While these challenges are extremely valid, there are some strategies for overcoming them:

  1. Track and Analyze Expenses: Understanding spending habits is crucial to managing finances effectively. Tracking and categorizing expenses will allow you to identify areas where you may be overspending and make the necessary adjustments to more closely align with the 50-30-20 rule. You might find that some expenses you are not able to reduce right away, but you might be able to down the road with some planning. The exercise will help you think of ways to optimize your life so that you invest in yourself first.

  2. Prioritize Essential Needs: When income is limited, it is vital to prioritize essential needs, such as housing, utilities, and health care. This may require making sacrifices on discretionary spending temporarily until a stronger financial foundation is established.

  3. Automate Savings: If you struggle with financial discipline, setting up automatic transfers to a separate savings account can ensure that the 20% allocated for savings or debt repayment is consistently set aside. Automating this process eliminates the temptation to divert money meant for savings towards wants or unexpected expenses.

  4. Embrace Flexibility: Adhering strictly to the 50-30-20 rule may not be feasible in all circumstances. Flexibility is key when facing unexpected expenses or changes in income. Adjusting the percentages temporarily or prioritizing specific financial goals can help maintain financial stability during challenging times.
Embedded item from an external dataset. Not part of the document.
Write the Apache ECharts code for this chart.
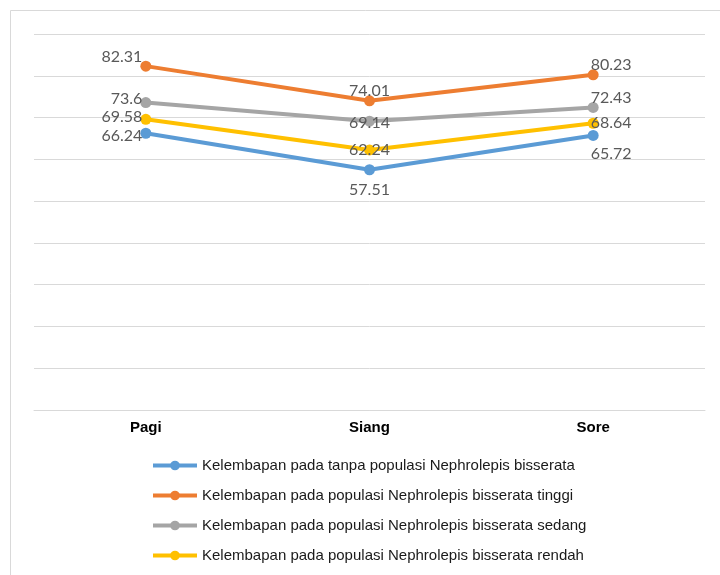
<!DOCTYPE html>
<html>
<head>
<meta charset="utf-8">
<script src="https://cdn.jsdelivr.net/npm/echarts@6/dist/echarts.min.js"></script>
<style>
    html, body { margin: 0; padding: 0; background: #fff; }
    #chart { width: 720px; height: 575px; }
</style>
</head>
<body>
<div id="chart"></div>
<script>
// waktu pengamatan
var waktu = ['Pagi', 'Siang', 'Sore'];
var namaSeri = [
    'Kelembapan pada tanpa populasi Nephrolepis bisserata',
    'Kelembapan pada populasi Nephrolepis bisserata tinggi',
    'Kelembapan pada populasi Nephrolepis bisserata sedang',
    'Kelembapan pada populasi Nephrolepis bisserata rendah'
];
var tanpa = [66.24, 57.51, 65.72];
var tinggi = [82.31, 74.01, 80.23];
var sedang = [73.6, 69.14, 72.43];
var rendah = [69.58, 62.24, 68.64];
var warna = ['#5B9BD5', '#ED7D31', '#A5A5A5', '#FFC000'];

// posisi label tiap titik (pagi, siang, sore)
var posLabel = [
    [{position: 'left', distance: -2, offset: [0, 3]}, {position: 'bottom', distance: 7}, {position: 'bottom', distance: 5, offset: [18, 0]}],
    [{position: 'left', distance: -2, offset: [0, -9]}, {position: 'top', distance: -4}, {position: 'top', distance: -4, offset: [18, 0]}],
    [{position: 'left', distance: -2, offset: [0, -4]}, {position: 'inside', offset: [0, 2]}, {position: 'top', distance: -4, offset: [18, 0]}],
    [{position: 'left', distance: -2, offset: [0, -2]}, {position: 'inside'}, {position: 'inside', offset: [18, 0]}]
];

function buatData(arr, idx) {
    var hasil = [];
    for (var i = 0; i < arr.length; i++) {
        var p = posLabel[idx][i];
        hasil.push({
            value: arr[i],
            label: {
                position: p.position,
                distance: p.distance !== undefined ? p.distance : 5,
                offset: p.offset || [0, 0]
            }
        });
    }
    return hasil;
}

function buatSeri(nama, arr, idx) {
    return {
        name: nama,
        type: 'line',
        data: buatData(arr, idx),
        symbol: 'circle',
        symbolSize: 11,
        color: warna[idx],
        lineStyle: { width: 4, color: warna[idx] },
        itemStyle: { color: warna[idx] },
        label: {
            show: true,
            color: '#595959',
            fontFamily: 'Lato',
            fontSize: 16
        },
        emphasis: { disabled: true },
        animation: false,
        z: 2 + idx
    };
}

var myChart = echarts.init(document.getElementById('chart'));
var option = {
    backgroundColor: '#fff',
    graphic: [{
        type: 'rect',
        shape: { x: 10.5, y: 10.5, width: 740, height: 600 },
        style: { fill: 'none', stroke: '#d9d9d9', lineWidth: 1 },
        silent: true
    }],
    grid: { left: 34, right: 15, top: 34, bottom: 165 },
    legend: {
        orient: 'vertical',
        left: 146,
        top: 453,
        itemWidth: 44,
        itemHeight: 12,
        itemGap: 15,
        data: namaSeri,
        lineStyle: { width: 4 },
        textStyle: { fontFamily: 'Liberation Sans', fontSize: 15, color: '#1a1a1a' }
    },
    xAxis: {
        type: 'category',
        data: waktu,
        boundaryGap: true,
        axisLine: { show: true, lineStyle: { color: '#d9d9d9', width: 1 } },
        axisTick: { show: false },
        axisLabel: {
            margin: 10,
            color: '#000',
            fontWeight: 'bold',
            fontFamily: 'Liberation Sans',
            fontSize: 15
        }
    },
    yAxis: {
        type: 'value',
        min: 0,
        max: 90,
        interval: 10,
        axisLine: { show: false },
        axisTick: { show: false },
        axisLabel: { show: false },
        splitLine: { lineStyle: { color: '#d9d9d9', width: 1 } }
    },
    series: [
        buatSeri(namaSeri[0], tanpa, 0),
        buatSeri(namaSeri[1], tinggi, 1),
        buatSeri(namaSeri[2], sedang, 2),
        buatSeri(namaSeri[3], rendah, 3)
    ]
};
myChart.setOption(option);
</script>
</body>
</html>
Just make sure that you set a plan in place for how you plan to realign yourself with the 50-30-20 rule over time.


Financial progress is a journey, and with dedication, perseverance, and adaptability, it is possible to find success even amidst difficulties. The 50-30-20 budget rule is popularly used due to its ease of implementation and visibility. By applying the rule to your own situation, you may notice ways in which you can cut down on expenses and reach your goals more quickly.